Get to know the town: Willa Mae Woodbury

Name: Willa Mae Woodbury

Age: 76-years-old

Hometown: Philadelphia, Pa. and moved to Harrington seven years ago.

Occupation: Retired.

Previous occupation: “Restaurant owner for 22 years and did a little care giving. I worked in the Harrington Senior Center kitchen for a while, too.”

Tell us about your restaurant?

“It was Willa’s Inn. [We served] food. All kinds of food. We did catering as well.”

So, food is kind of your thing?

“Food is one of them; taking care of people is the next. I was a Licensed Practical Nurse years ago. When I moved, they said I had to take tests to get back into it, but said I wasn’t doing all that and went into caregiving instead.”

Tell us about

Willa’s Food Pantry?

“It’s been almost two years. A lot of people think having a nonprofit is easy, but you have to get on the phone to beg and convince and get out there to do what you need to do. You have to make it work. I go to bed with it on my mind and wake up with it on my mind thinking about how to make it improve.

“I started with the big shed back there. And I have back problems, but I do a lot of lifting, tugging, moving… so I decided to use this [closer] shed instead. I enjoy helping people.

“We’re open Wednesday and Saturdays from 11 a.m. to 1:30 p.m. and I do quite a few emergencies, too. Sometimes people call me and say a family member or friend doesn’t have food and I tell them to come on: pick what you want, pick what you need in the fridge… I ask how many kids they have, how many in the family, etc. I just try to help them.”

Why run a food pantry?

“My husband passed at an early age and I had six boys that I had to raise. Even though I worked in and out, it was different then than it is now. I would make dinner and my boys would say, ‘Why don’t you sit down and eat?’ And I’d tell them I would but I had to clean up or something. Then I would eat whatever was left over from their plates. At work, they would take our lunch money out of our wages. So, I would try to eat whatever I could because I didn’t know what I would have to eat later. I don’t forget when people tell me they need help. We can go up today and tonight we can go down. It doesn’t take more than a minute for us to fall.”

What was Willa Mae like as a child?

“She was a mess. I went to school. I didn’t too much, just play around. My mother was strict. I was fast. We used to play double Dutch and we used to have a thing where whoever would walk on the curb and not fall off, we’d treat them to a piece of candy.
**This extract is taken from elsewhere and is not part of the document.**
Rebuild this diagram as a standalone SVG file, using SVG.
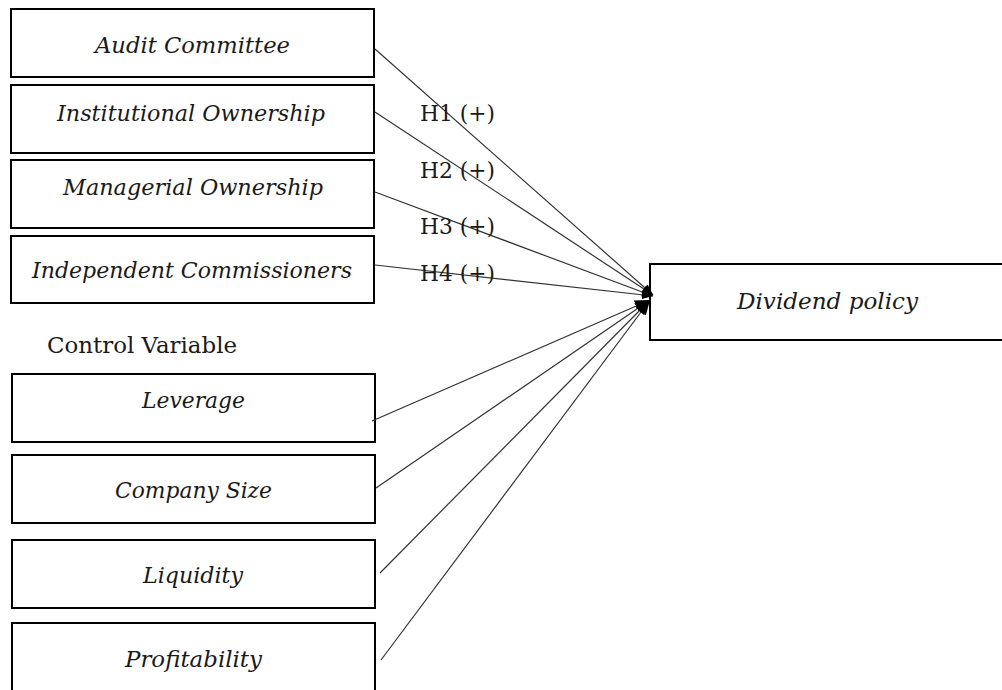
<svg xmlns="http://www.w3.org/2000/svg" width="1002" height="690" viewBox="0 0 1002 690">
<defs>
<style>
.box{fill:#fff;stroke:#000;stroke-width:2}
.lbl{font-family:"DejaVu Serif","Liberation Serif",serif;font-style:italic;font-size:22px;fill:#1a1a1a;text-anchor:middle}
.hyp{font-family:"DejaVu Serif","Liberation Serif",serif;font-size:22px;fill:#1a1a1a}
.edge{stroke:#333;stroke-width:1.2;fill:none;marker-end:url(#ah)}
.edge2{stroke:#333;stroke-width:1.2;fill:none;marker-end:url(#ah2)}
</style>
<marker id="ah" viewBox="0 0 10 10" refX="10" refY="5" markerWidth="11" markerHeight="11" markerUnits="userSpaceOnUse" orient="auto">
<path d="M0,1 L10,5 L0,9 z" fill="#000"/>
</marker>
<marker id="ah2" viewBox="0 0 10 10" refX="10" refY="5" markerWidth="15" markerHeight="15" markerUnits="userSpaceOnUse" orient="auto">
<path d="M0,1 L10,5 L0,9 z" fill="#000"/>
</marker>
</defs>
<rect width="1002" height="690" fill="#fff"/>
<g id="n1"><rect class="box" x="11" y="9" width="363" height="68"/><text class="lbl" x="192.5" y="53" textLength="195" lengthAdjust="spacingAndGlyphs">Audit Committee</text></g>
<g id="n2"><rect class="box" x="11" y="85" width="363" height="68"/><text class="lbl" x="191" y="121" textLength="268" lengthAdjust="spacingAndGlyphs">Institutional Ownership</text></g>
<g id="n3"><rect class="box" x="11" y="160" width="363" height="68"/><text class="lbl" x="193" y="195" textLength="260" lengthAdjust="spacingAndGlyphs">Managerial Ownership</text></g>
<g id="n4"><rect class="box" x="11" y="236" width="363" height="67"/><text class="lbl" x="192" y="278" textLength="320" lengthAdjust="spacingAndGlyphs">Independent Commissioners</text></g>
<text id="cv" class="hyp" x="47" y="353" textLength="190" lengthAdjust="spacingAndGlyphs">Control Variable</text>
<g id="n5"><rect class="box" x="12" y="374" width="363" height="68"/><text class="lbl" x="193.5" y="408" textLength="103" lengthAdjust="spacingAndGlyphs">Leverage</text></g>
<g id="n6"><rect class="box" x="12" y="455" width="363" height="68"/><text class="lbl" x="193.5" y="498" textLength="157" lengthAdjust="spacingAndGlyphs">Company Size</text></g>
<g id="n7"><rect class="box" x="12" y="540" width="363" height="68"/><text class="lbl" x="193" y="583" textLength="100" lengthAdjust="spacingAndGlyphs">Liquidity</text></g>
<g id="n8"><rect class="box" x="12" y="623" width="363" height="80"/><text class="lbl" x="193.5" y="667" textLength="137" lengthAdjust="spacingAndGlyphs">Profitability</text></g>
<g id="n9"><rect class="box" x="650" y="264" width="360" height="76"/><text class="lbl" x="827.5" y="309" textLength="181" lengthAdjust="spacingAndGlyphs">Dividend policy</text></g>
<g id="edges">
<line class="edge" x1="375" y1="49" x2="653" y2="295"/>
<line class="edge" x1="375" y1="112" x2="653" y2="295"/>
<line class="edge" x1="375" y1="192" x2="653" y2="296"/>
<line class="edge" x1="375" y1="265" x2="653" y2="296"/>
<line class="edge2" x1="372" y1="421" x2="650" y2="300"/>
<line class="edge2" x1="376" y1="488" x2="650" y2="300"/>
<line class="edge2" x1="380" y1="573" x2="650" y2="300"/>
<line class="edge2" x1="381" y1="660" x2="650" y2="300"/>
</g>
<g id="hyps">
<text class="hyp" x="420" y="121" textLength="75" lengthAdjust="spacingAndGlyphs">H1 (+)</text>
<text class="hyp" x="420" y="178" textLength="75" lengthAdjust="spacingAndGlyphs">H2 (+)</text>
<text class="hyp" x="420" y="234" textLength="75" lengthAdjust="spacingAndGlyphs">H3 (+)</text>
<text class="hyp" x="420" y="281" textLength="75" lengthAdjust="spacingAndGlyphs">H4 (+)</text>
</g>
</svg>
Wall Ball. Jacks. I learned myself how to skate in my backyard. My mother bought me my first pair of Chicago skates so I would go in the backyard. I wanted to go to the skating rink, but I didn’t know how to skate. My brother was older than I was and he was in the service so it was just me by myself.”

But then you traveled?

“My husband was in the service. We used to travel around to different states. I liked Michigan.  We were in Sault Ste. Marie, Michigan which was half in Michigan and half in Canada. I could stand at my window and watch the people up and down the street and go into their houses. They had a little ferry you could put your car on and go into Canada.”

If you could tell people anything, what would it be?
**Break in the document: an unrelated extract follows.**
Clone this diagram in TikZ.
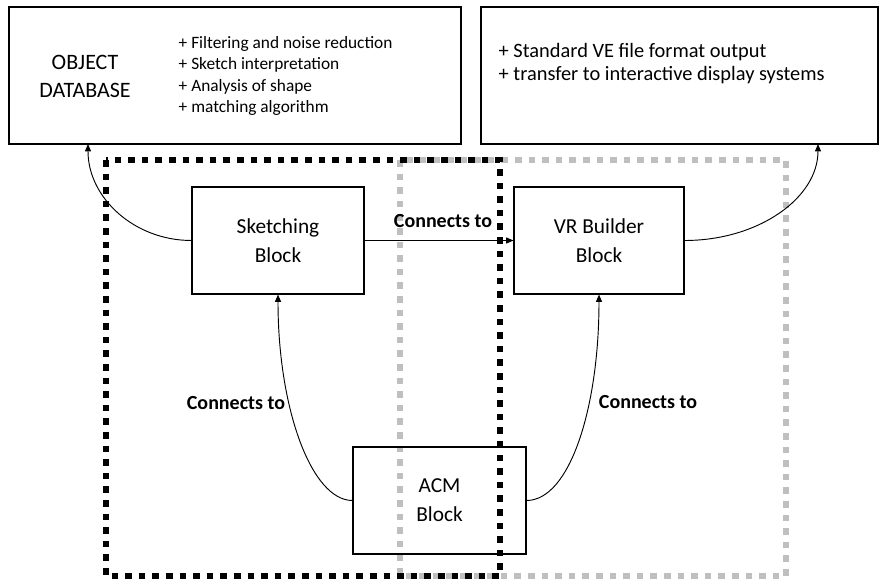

“I feel like it’s time for people to come together and help each other, you know. We are not strangers to each other. I always say to people, when you ride down the highway, do you ever notice all the trees when you’re riding and you notice that they’re all different shapes and colors and kinds? They’ve been there how many years together? They nourish together. When one passes on they use it to nourish the rest.

“We need to be trees and come together and help each other. It’s nice to say I have, I have, I have… but we don’t own anything. You’re only using it, leasing it. I feel like it’s time for people to come together and be a part of each other. It’s time to break all that craziness, you know. Because you see people get up and go to church and they come out of church and the conversation is different. But God made all of us. If you believe in him, you believe in all people. He made a variety of colors. He put us all here. Look what he gave us.”

What keeps you going?

“I hear families come in and they’re saying they can’t get medicine because they don’t have money or they can’t get food because they paid for the medicine. And that just makes me all the more want to give, give, give. I have a little donation bucket, if you can afford to give twenty-five cents or more, please do. It’s a pleasure. I enjoy it. I do. I enjoy it. Like I said, I remember when. I think people have a tendency to forget. They get a penny more than you got and I think they forget. I don’t think you’re supposed to forget.”